▶ EXERCISE TASK: Copy the data below exactly, omitting any picture it contains.

▶ SOURCE MATERIAL:
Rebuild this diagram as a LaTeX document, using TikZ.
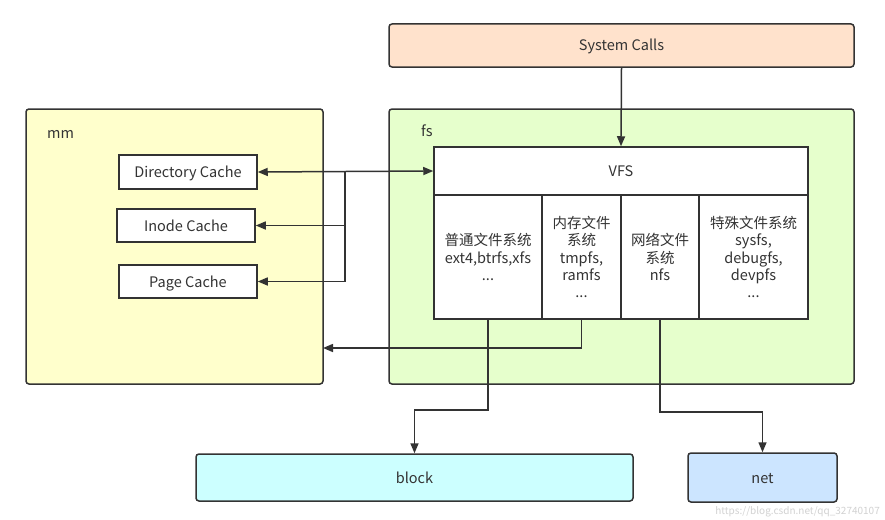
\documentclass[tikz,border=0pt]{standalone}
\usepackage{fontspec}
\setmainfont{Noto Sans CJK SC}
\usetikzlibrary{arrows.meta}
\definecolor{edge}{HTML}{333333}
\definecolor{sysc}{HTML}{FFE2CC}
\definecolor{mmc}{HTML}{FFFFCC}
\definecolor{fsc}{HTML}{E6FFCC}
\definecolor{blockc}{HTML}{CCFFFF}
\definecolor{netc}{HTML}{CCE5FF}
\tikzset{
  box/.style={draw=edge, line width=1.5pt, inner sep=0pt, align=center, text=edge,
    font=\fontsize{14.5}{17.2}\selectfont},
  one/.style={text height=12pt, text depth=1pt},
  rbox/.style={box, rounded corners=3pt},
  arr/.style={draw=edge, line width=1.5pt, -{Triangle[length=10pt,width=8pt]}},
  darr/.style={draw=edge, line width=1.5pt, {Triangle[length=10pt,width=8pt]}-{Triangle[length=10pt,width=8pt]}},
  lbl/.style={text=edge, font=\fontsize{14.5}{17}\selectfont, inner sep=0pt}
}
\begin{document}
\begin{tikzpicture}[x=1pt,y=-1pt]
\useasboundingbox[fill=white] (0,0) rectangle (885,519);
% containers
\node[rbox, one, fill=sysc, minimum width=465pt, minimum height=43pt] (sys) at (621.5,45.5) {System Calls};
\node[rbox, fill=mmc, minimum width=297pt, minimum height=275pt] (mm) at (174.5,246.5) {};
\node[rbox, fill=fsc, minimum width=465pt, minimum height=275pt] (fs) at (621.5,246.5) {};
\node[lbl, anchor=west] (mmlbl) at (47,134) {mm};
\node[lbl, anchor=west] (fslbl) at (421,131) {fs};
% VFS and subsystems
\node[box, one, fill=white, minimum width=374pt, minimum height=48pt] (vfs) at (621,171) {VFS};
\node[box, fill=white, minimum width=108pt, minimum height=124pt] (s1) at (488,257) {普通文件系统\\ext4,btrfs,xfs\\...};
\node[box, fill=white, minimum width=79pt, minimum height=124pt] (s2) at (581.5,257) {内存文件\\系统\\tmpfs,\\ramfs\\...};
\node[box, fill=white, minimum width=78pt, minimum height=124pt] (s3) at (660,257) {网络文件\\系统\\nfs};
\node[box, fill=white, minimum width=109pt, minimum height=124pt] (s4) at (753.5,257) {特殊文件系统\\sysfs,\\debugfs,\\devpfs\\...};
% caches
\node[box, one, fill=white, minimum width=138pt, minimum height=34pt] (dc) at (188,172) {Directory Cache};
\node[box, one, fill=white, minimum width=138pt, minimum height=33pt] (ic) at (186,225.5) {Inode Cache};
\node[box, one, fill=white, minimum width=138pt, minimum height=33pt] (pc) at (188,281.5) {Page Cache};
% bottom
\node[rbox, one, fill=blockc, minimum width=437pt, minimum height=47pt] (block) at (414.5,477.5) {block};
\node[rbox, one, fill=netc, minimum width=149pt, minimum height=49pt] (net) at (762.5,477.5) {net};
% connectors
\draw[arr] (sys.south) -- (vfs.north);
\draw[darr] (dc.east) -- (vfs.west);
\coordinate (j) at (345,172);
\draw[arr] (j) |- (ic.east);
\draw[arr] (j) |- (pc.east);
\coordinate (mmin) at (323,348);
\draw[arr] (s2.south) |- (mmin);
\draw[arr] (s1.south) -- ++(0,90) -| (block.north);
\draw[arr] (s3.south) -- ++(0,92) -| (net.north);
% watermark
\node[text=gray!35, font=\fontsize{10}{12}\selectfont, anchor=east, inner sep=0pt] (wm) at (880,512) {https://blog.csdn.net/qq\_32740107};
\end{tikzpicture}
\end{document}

▶ PROBLEM SOLUTION:
Rebuild this diagram as a LaTeX document, using TikZ.
\documentclass[tikz,border=0pt]{standalone}
\usepackage{fontspec}
\setmainfont{Noto Sans CJK SC}
\usetikzlibrary{arrows.meta}
\definecolor{edge}{HTML}{333333}
\definecolor{sysc}{HTML}{FFE2CC}
\definecolor{mmc}{HTML}{FFFFCC}
\definecolor{fsc}{HTML}{E6FFCC}
\definecolor{blockc}{HTML}{CCFFFF}
\definecolor{netc}{HTML}{CCE5FF}
\tikzset{
  box/.style={draw=edge, line width=1.5pt, inner sep=0pt, align=center, text=edge,
    font=\fontsize{14.5}{17.2}\selectfont},
  one/.style={text height=12pt, text depth=1pt},
  rbox/.style={box, rounded corners=3pt},
  arr/.style={draw=edge, line width=1.5pt, -{Triangle[length=10pt,width=8pt]}},
  darr/.style={draw=edge, line width=1.5pt, {Triangle[length=10pt,width=8pt]}-{Triangle[length=10pt,width=8pt]}},
  lbl/.style={text=edge, font=\fontsize{14.5}{17}\selectfont, inner sep=0pt}
}
\begin{document}
\begin{tikzpicture}[x=1pt,y=-1pt]
\useasboundingbox[fill=white] (0,0) rectangle (885,519);
% containers
\node[rbox, one, fill=sysc, minimum width=465pt, minimum height=43pt] (sys) at (621.5,45.5) {System Calls};
\node[rbox, fill=mmc, minimum width=297pt, minimum height=275pt] (mm) at (174.5,246.5) {};
\node[rbox, fill=fsc, minimum width=465pt, minimum height=275pt] (fs) at (621.5,246.5) {};
\node[lbl, anchor=west] (mmlbl) at (47,134) {mm};
\node[lbl, anchor=west] (fslbl) at (421,131) {fs};
% VFS and subsystems
\node[box, one, fill=white, minimum width=374pt, minimum height=48pt] (vfs) at (621,171) {VFS};
\node[box, fill=white, minimum width=108pt, minimum height=124pt] (s1) at (488,257) {普通文件系统\\ext4,btrfs,xfs\\...};
\node[box, fill=white, minimum width=79pt, minimum height=124pt] (s2) at (581.5,257) {内存文件\\系统\\tmpfs,\\ramfs\\...};
\node[box, fill=white, minimum width=78pt, minimum height=124pt] (s3) at (660,257) {网络文件\\系统\\nfs};
\node[box, fill=white, minimum width=109pt, minimum height=124pt] (s4) at (753.5,257) {特殊文件系统\\sysfs,\\debugfs,\\devpfs\\...};
% caches
\node[box, one, fill=white, minimum width=138pt, minimum height=34pt] (dc) at (188,172) {Directory Cache};
\node[box, one, fill=white, minimum width=138pt, minimum height=33pt] (ic) at (186,225.5) {Inode Cache};
\node[box, one, fill=white, minimum width=138pt, minimum height=33pt] (pc) at (188,281.5) {Page Cache};
% bottom
\node[rbox, one, fill=blockc, minimum width=437pt, minimum height=47pt] (block) at (414.5,477.5) {block};
\node[rbox, one, fill=netc, minimum width=149pt, minimum height=49pt] (net) at (762.5,477.5) {net};
% connectors
\draw[arr] (sys.south) -- (vfs.north);
\draw[darr] (dc.east) -- (vfs.west);
\coordinate (j) at (345,172);
\draw[arr] (j) |- (ic.east);
\draw[arr] (j) |- (pc.east);
\coordinate (mmin) at (323,348);
\draw[arr] (s2.south) |- (mmin);
\draw[arr] (s1.south) -- ++(0,90) -| (block.north);
\draw[arr] (s3.south) -- ++(0,92) -| (net.north);
% watermark
\node[text=gray!35, font=\fontsize{10}{12}\selectfont, anchor=east, inner sep=0pt] (wm) at (880,512) {https://blog.csdn.net/qq\_32740107};
\end{tikzpicture}
\end{document}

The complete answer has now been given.